In Billy Wilder’s classic movie “One, Two, Three” James Cagney plays a hard-charging marketing executive coaching his clueless son-in-law on the correct answers to give during an important job interview. The son-in-law is told to describe the current international situation as “serious, but not hopeless,” but during the job interview he mangles this and describes it as “hopeless, but not serious.” The interviewer is impressed with his originality and insight. The same mangled answer might apply to the current Irish economic situation: hopeless, but not serious. The corner has been turned. The Irish economy will now experience a slow, steady recovery as the IMF-guided programme unwinds the deep structural flaws that developed in the Irish economy during the credit-fueled bubble of 2002-2007.
Recall the DEW conference “Responding to the Crisis” held in January 2009. As the collective presentations made clear, the Irish economic situation at that juncture was serious AND hopeless. Ireland had a hollowed-out tax system that was entirely unaffordable, a too-high minimum wage and too-generous social welfare system that made active labour force participation uneconomic for a large segment of the population, an overpaid and too-large public sector, and a dangerously pro-cyclical method of taxing property via transactions. The speakers spoke convincingly, but offered no politically feasible way to restructure the deeply flawed economic system.

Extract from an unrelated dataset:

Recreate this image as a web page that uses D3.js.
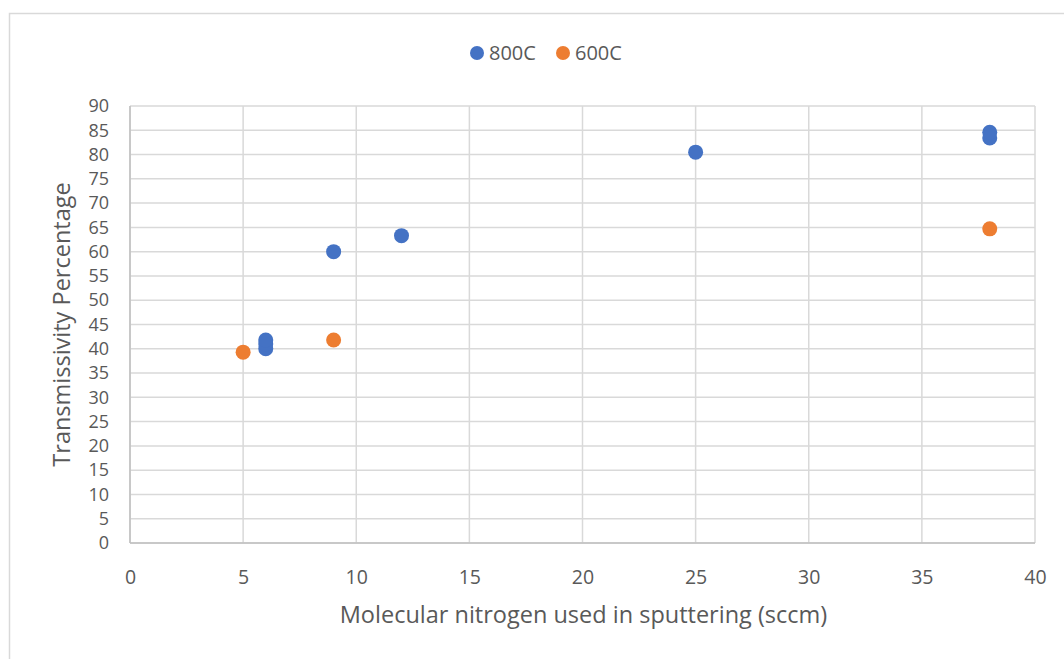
<!DOCTYPE html>
<html><head><meta charset="utf-8">
<script src="https://cdn.jsdelivr.net/npm/d3@7"></script>
<style>body{margin:0;background:#fff;}svg{display:block;}</style>
</head><body>
<svg id="c" width="1064" height="659"></svg>
<script>
const seriesNames = ["800C", "600C"];
const seriesColors = ["#4472C4", "#ED7D31"];
const x800 = [6, 6, 6, 9, 12, 25, 38, 38];
const y800 = [40.0, 41.0, 41.8, 60.0, 63.3, 80.5, 83.4, 84.6];
const x600 = [5, 9, 38];
const y600 = [39.3, 41.8, 64.7];
const xTicks = [0, 5, 10, 15, 20, 25, 30, 35, 40];
const yTicks = [0, 5, 10, 15, 20, 25, 30, 35, 40, 45, 50, 55, 60, 65, 70, 75, 80, 85, 90];
const xTitle = "Molecular nitrogen used in sputtering (sccm)";
const yTitle = "Transmissivity Percentage";

const svg = d3.select("#c");
const font = "'Open Sans', 'Noto Sans', sans-serif";
const textColor = "#595959";
const L = 130, R = 1035, T = 106, B = 543;

svg.append("rect").attr("x", 9.5).attr("y", 13.5).attr("width", 1100).attr("height", 700)
  .attr("fill", "#fff").attr("stroke", "#d9d9d9").attr("stroke-width", 1.5);

const x = d3.scaleLinear().domain([0, 40]).range([L, R]);
const y = d3.scaleLinear().domain([0, 90]).range([B, T]);

svg.append("g").selectAll("line").data(xTicks).join("line")
  .attr("x1", d => x(d)).attr("x2", d => x(d)).attr("y1", T).attr("y2", B)
  .attr("stroke", "#d9d9d9").attr("stroke-width", 1.5);
svg.append("g").selectAll("line").data(yTicks).join("line")
  .attr("x1", L).attr("x2", R).attr("y1", d => y(d)).attr("y2", d => y(d))
  .attr("stroke", "#d9d9d9").attr("stroke-width", 1.5);
svg.append("line").attr("x1", L).attr("x2", R).attr("y1", B).attr("y2", B).attr("stroke", "#bfbfbf").attr("stroke-width", 1.5);
svg.append("line").attr("x1", L).attr("x2", L).attr("y1", T).attr("y2", B).attr("stroke", "#bfbfbf").attr("stroke-width", 1.5);

const xAxis = svg.append("g").attr("transform", `translate(0,${B})`)
  .call(d3.axisBottom(x).tickValues(xTicks).tickSize(0).tickPadding(34));
const yAxis = svg.append("g").attr("transform", `translate(${L},0)`)
  .call(d3.axisLeft(y).tickValues(yTicks).tickSize(0).tickPadding(21));
[xAxis, yAxis].forEach(g => {
  g.select(".domain").remove();
  g.selectAll("text").attr("fill", textColor).style("font-family", font);
});
xAxis.selectAll("text").attr("dy", "0.35em").style("font-size", "19.5px");
yAxis.selectAll("text").style("font-size", "18px");

svg.append("text").attr("x", (L + R) / 2 + 1).attr("y", 615).attr("dy", "0.35em").attr("text-anchor", "middle")
  .attr("fill", textColor).style("font-family", font).style("font-size", "23.5px").text(xTitle);
svg.append("text").attr("transform", `translate(62,${(T + B) / 2}) rotate(-90)`).attr("dy", "0.35em").attr("text-anchor", "middle")
  .attr("fill", textColor).style("font-family", font).style("font-size", "23.5px").text(yTitle);

const s800 = x800.map((v, i) => ({x: v, y: y800[i]}));
const s600 = x600.map((v, i) => ({x: v, y: y600[i]}));
[s800, s600].forEach((s, k) => {
  svg.append("g").selectAll("circle").data(s).join("circle")
    .attr("cx", d => x(d.x)).attr("cy", d => y(d.y)).attr("r", 7.5)
    .attr("fill", seriesColors[k]);
});

const leg = [{cx: 477, tx: 489}, {cx: 563, tx: 575}];
seriesNames.forEach((n, k) => {
  svg.append("circle").attr("cx", leg[k].cx).attr("cy", 53).attr("r", 7).attr("fill", seriesColors[k]);
  svg.append("text").attr("x", leg[k].tx).attr("y", 53).attr("dy", "0.35em")
    .attr("fill", textColor).style("font-family", font).style("font-size", "20px").text(n);
});
</script>
</body></html>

Our political and business elite, with the help of our European partners, have now muddled their way to a solution. An unaffordable bank bailout has left the state at the edge of default, and led to an IMF-EU rescue package. The discipline provided by this rescue package allows the political elite to overcome the political infeasibility of appropriate restructuring. The restructuring programme implicitly described in the January 2009 DEW conference is now politically feasible.

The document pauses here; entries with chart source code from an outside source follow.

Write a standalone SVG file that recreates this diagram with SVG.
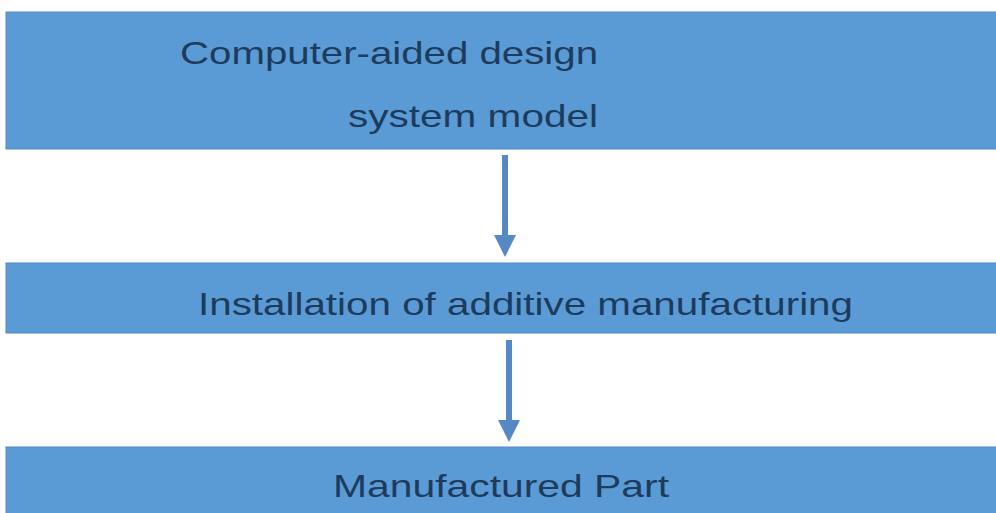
<svg xmlns="http://www.w3.org/2000/svg" width="996" height="513" viewBox="0 0 996 513">
<style>
.box{fill:#5b9bd5;stroke:#4f8cc6;stroke-width:1}
.lbl{font-family:"Liberation Sans",Arial,sans-serif;font-size:32px;fill:#1d3b5c}
.conn{stroke:#5689c4;stroke-width:6;fill:none}
.head{fill:#5689c4}
</style>
<rect width="996" height="513" fill="#ffffff"/>
<g id="node-cad">
<rect class="box" x="6" y="12" width="992" height="137"/>
<text class="lbl" x="180" y="64" textLength="418" lengthAdjust="spacingAndGlyphs">Computer-aided design</text>
<text class="lbl" x="348" y="127" textLength="250" lengthAdjust="spacingAndGlyphs">system model</text>
</g>
<g id="node-install">
<rect class="box" x="6" y="263" width="992" height="70"/>
<text class="lbl" x="198" y="315" textLength="655" lengthAdjust="spacingAndGlyphs">Installation of additive manufacturing</text>
</g>
<g id="node-part">
<rect class="box" x="6" y="447" width="992" height="70"/>
<text class="lbl" x="333" y="497" textLength="336" lengthAdjust="spacingAndGlyphs">Manufactured Part</text>
</g>
<g id="connectors">
<line class="conn" x1="505" y1="155" x2="505" y2="236"/>
<polygon class="head" points="494,235 516,235 505,257"/>
<line class="conn" x1="509" y1="340" x2="509" y2="421"/>
<polygon class="head" points="498,420 520,420 509,442"/>
</g>
</svg>
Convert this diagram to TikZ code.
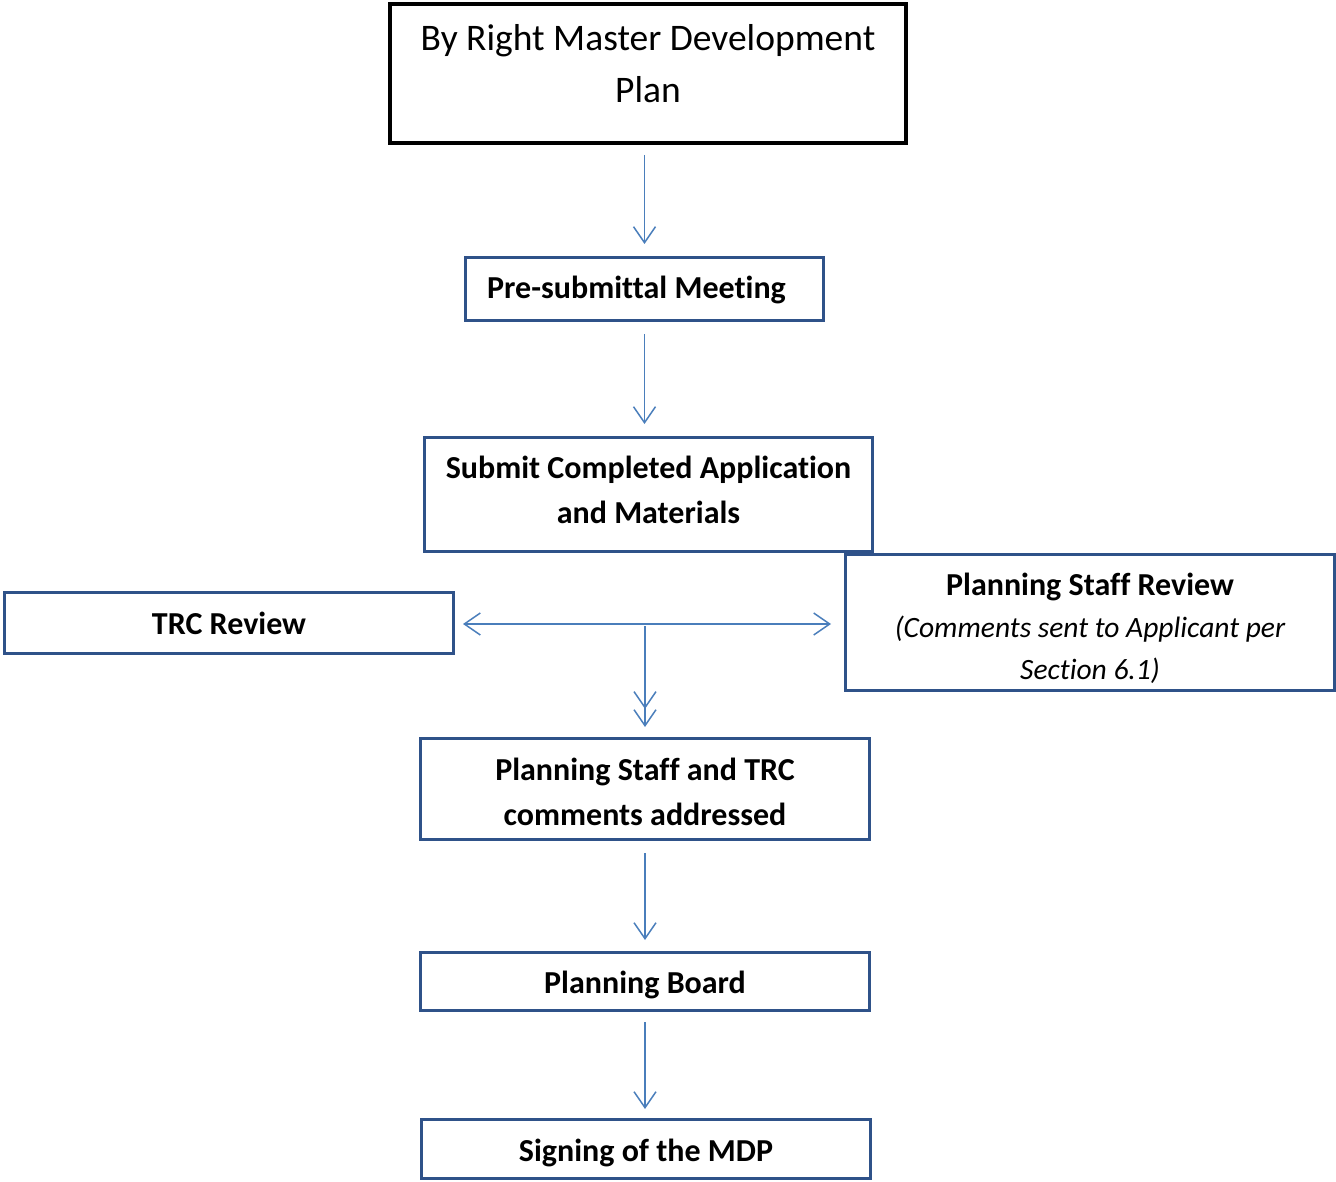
\documentclass[tikz,border=0pt]{standalone}
\usepackage{fontspec}
\setmainfont{Carlito}[Ligatures={NoCommon}]
\usetikzlibrary{arrows.meta}
\definecolor{boxblue}{HTML}{2F5289}
\definecolor{arrblue}{HTML}{4A7EBB}
\tikzset{
  box/.style={draw=boxblue, line width=3pt, rectangle, inner sep=0pt},
  lbl/.style={align=center, inner sep=0pt, font=\fontsize{32}{45}\selectfont\bfseries},
  topbox/.style={draw=black, line width=4pt, rectangle, align=center, inner sep=0pt,
    font=\fontsize{37.5}{52}\selectfont},
  arr/.style={draw=arrblue, line width=1.5pt, -{Straight Barb[length=16pt,width=22pt,line width=1.5pt]}},
  darr/.style={draw=arrblue, line width=1.5pt, -{Straight Barb[length=16pt,width=22pt,line width=1.5pt]Straight Barb[length=16pt,width=22pt,line width=1.5pt,sep=-1pt]}},
  harr/.style={draw=arrblue, line width=1.5pt, {Straight Barb[length=16pt,width=22pt,line width=1.5pt]}-{Straight Barb[length=16pt,width=22pt,line width=1.5pt]}}
}
\begin{document}
\begin{tikzpicture}[x=1pt,y=-1pt]
\useasboundingbox (0,0) rectangle (1336,1182);
\node[topbox, minimum width=516pt, minimum height=139pt, text depth=20pt] (top) at (648,73.5)
  {By Right Master Development\\Plan};
\node[box, minimum width=358pt, minimum height=63pt,
  label={[lbl, yshift=-1pt, xshift=-8pt]center:{Pre-submittal Meeting}}] (pre) at (644.5,289) {};
\node[box, minimum width=448pt, minimum height=114pt,
  label={[lbl, yshift=5pt]center:{Submit Completed Application\\and Materials}}] (sub) at (648.5,494.5) {};
\node[box, minimum width=449pt, minimum height=61pt,
  label={[lbl]center:{TRC Review}}] (trc) at (229,623) {};
\node[box, minimum width=489pt, minimum height=136pt,
  label={[lbl, yshift=-6pt, font=\fontsize{29.5}{42}\selectfont]center:{{\fontsize{32}{42}\selectfont\bfseries Planning Staff Review}\\\itshape (Comments sent to Applicant per\\\itshape Section 6.1)}}] (psr) at (1090,622.5) {};
\node[box, minimum width=449pt, minimum height=101pt,
  label={[lbl, yshift=-3pt]center:{Planning Staff and TRC\\comments addressed}}] (pstrc) at (645,789) {};
\node[box, minimum width=449pt, minimum height=58pt,
  label={[lbl, yshift=-3pt]center:{Planning Board}}] (pb) at (645,981.5) {};
\node[box, minimum width=449pt, minimum height=59pt,
  label={[lbl, yshift=-4pt]center:{Signing of the MDP}}] (sign) at (646,1149) {};
\coordinate (j) at (645,626);
\draw[arr, shorten <=10pt, shorten >=12pt] (pre.north |- top.south) -- (pre.north);
\draw[arr, shorten <=12pt, shorten >=12pt] (pre.south) -- (pre.south |- sub.north);
\draw[harr, shorten <=8pt, shorten >=13pt] ([yshift=-1pt]trc.east) -- ([yshift=-1pt]trc.east -| psr.west);
\draw[darr, shorten >=11pt] (j) -- (pstrc.north);
\draw[arr, shorten <=12pt, shorten >=11pt] (pstrc.south) -- (pb.north);
\draw[arr, shorten <=10pt, shorten >=9pt] (pb.south) -- (pb.south |- sign.north);
\end{tikzpicture}
\end{document}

The role of Irish economists now is to just help everyone calm down and get on with the business of economic restructuring. We can expect the usual noisy demonstrations from those offering Alternative non-alternatives, but if the electorate is sensible they will ignore them and their sound and fury will soon fade away. There are also lots of positives in terms of cultural/social/environmental rethinking as Ireland emerges from this unfortunate credit-fueled-bubble episode.